- [Information supplied]:
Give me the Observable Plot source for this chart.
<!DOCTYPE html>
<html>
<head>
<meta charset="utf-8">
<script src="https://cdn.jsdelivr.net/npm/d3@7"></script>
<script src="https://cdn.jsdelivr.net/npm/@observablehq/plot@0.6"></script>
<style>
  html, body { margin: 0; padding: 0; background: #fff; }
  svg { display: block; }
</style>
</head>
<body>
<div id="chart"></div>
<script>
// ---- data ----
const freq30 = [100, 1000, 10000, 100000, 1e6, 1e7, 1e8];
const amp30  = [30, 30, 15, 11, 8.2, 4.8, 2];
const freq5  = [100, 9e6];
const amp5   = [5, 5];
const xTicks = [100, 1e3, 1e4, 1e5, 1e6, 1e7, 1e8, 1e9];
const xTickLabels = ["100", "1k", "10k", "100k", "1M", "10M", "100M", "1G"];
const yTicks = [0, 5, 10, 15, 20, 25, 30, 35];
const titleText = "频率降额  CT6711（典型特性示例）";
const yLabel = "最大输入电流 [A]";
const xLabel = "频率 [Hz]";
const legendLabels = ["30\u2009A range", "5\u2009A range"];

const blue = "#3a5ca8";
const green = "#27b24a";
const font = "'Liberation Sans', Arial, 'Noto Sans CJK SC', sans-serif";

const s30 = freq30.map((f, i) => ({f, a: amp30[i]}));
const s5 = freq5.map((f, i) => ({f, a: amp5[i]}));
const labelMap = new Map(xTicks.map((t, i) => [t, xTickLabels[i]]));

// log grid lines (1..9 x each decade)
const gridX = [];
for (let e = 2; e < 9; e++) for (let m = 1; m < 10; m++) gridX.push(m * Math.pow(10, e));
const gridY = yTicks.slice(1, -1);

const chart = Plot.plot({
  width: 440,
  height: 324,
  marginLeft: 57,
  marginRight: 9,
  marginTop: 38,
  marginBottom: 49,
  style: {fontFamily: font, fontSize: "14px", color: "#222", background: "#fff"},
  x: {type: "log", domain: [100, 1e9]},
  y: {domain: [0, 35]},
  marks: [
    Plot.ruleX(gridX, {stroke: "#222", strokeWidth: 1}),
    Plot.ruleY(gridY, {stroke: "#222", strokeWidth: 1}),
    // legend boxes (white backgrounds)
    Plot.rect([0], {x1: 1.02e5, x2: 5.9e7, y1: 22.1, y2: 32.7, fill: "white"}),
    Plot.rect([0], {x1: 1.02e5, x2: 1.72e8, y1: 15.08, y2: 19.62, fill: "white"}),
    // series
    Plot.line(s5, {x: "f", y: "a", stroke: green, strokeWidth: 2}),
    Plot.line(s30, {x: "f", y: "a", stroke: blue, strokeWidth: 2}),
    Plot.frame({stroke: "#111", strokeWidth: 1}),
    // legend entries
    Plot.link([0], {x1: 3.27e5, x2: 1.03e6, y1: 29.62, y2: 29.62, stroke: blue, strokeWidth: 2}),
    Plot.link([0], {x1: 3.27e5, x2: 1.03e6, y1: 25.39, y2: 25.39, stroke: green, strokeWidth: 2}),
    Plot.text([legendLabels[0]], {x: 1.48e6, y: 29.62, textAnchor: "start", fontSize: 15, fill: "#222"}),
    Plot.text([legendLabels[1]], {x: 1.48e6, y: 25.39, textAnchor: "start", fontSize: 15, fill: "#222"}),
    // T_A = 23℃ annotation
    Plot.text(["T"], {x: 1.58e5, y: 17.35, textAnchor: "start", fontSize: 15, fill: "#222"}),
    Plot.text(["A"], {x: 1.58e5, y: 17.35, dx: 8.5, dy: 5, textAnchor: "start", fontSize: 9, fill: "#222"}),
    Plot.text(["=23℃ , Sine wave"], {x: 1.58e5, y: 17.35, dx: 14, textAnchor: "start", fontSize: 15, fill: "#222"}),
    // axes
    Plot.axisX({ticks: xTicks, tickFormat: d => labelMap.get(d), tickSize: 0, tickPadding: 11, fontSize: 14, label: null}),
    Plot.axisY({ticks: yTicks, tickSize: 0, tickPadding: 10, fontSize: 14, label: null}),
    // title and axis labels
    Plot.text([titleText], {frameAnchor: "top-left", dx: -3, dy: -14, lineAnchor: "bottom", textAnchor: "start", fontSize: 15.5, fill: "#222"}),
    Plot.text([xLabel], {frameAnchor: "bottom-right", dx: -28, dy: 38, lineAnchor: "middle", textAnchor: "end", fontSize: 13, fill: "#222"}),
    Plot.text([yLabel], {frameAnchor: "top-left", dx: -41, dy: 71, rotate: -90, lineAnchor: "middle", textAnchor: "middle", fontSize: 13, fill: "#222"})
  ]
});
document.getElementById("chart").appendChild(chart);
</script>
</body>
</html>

- [Exercise prompt]:
Everything from the first line of the data through the line containing "const gridY = yTicks.slice(1, -1);" should be echoed exactly. Add nothing.

- [Result below]:
Give me the Observable Plot source for this chart.
<!DOCTYPE html>
<html>
<head>
<meta charset="utf-8">
<script src="https://cdn.jsdelivr.net/npm/d3@7"></script>
<script src="https://cdn.jsdelivr.net/npm/@observablehq/plot@0.6"></script>
<style>
  html, body { margin: 0; padding: 0; background: #fff; }
  svg { display: block; }
</style>
</head>
<body>
<div id="chart"></div>
<script>
// ---- data ----
const freq30 = [100, 1000, 10000, 100000, 1e6, 1e7, 1e8];
const amp30  = [30, 30, 15, 11, 8.2, 4.8, 2];
const freq5  = [100, 9e6];
const amp5   = [5, 5];
const xTicks = [100, 1e3, 1e4, 1e5, 1e6, 1e7, 1e8, 1e9];
const xTickLabels = ["100", "1k", "10k", "100k", "1M", "10M", "100M", "1G"];
const yTicks = [0, 5, 10, 15, 20, 25, 30, 35];
const titleText = "频率降额  CT6711（典型特性示例）";
const yLabel = "最大输入电流 [A]";
const xLabel = "频率 [Hz]";
const legendLabels = ["30\u2009A range", "5\u2009A range"];

const blue = "#3a5ca8";
const green = "#27b24a";
const font = "'Liberation Sans', Arial, 'Noto Sans CJK SC', sans-serif";

const s30 = freq30.map((f, i) => ({f, a: amp30[i]}));
const s5 = freq5.map((f, i) => ({f, a: amp5[i]}));
const labelMap = new Map(xTicks.map((t, i) => [t, xTickLabels[i]]));

// log grid lines (1..9 x each decade)
const gridX = [];
for (let e = 2; e < 9; e++) for (let m = 1; m < 10; m++) gridX.push(m * Math.pow(10, e));
const gridY = yTicks.slice(1, -1);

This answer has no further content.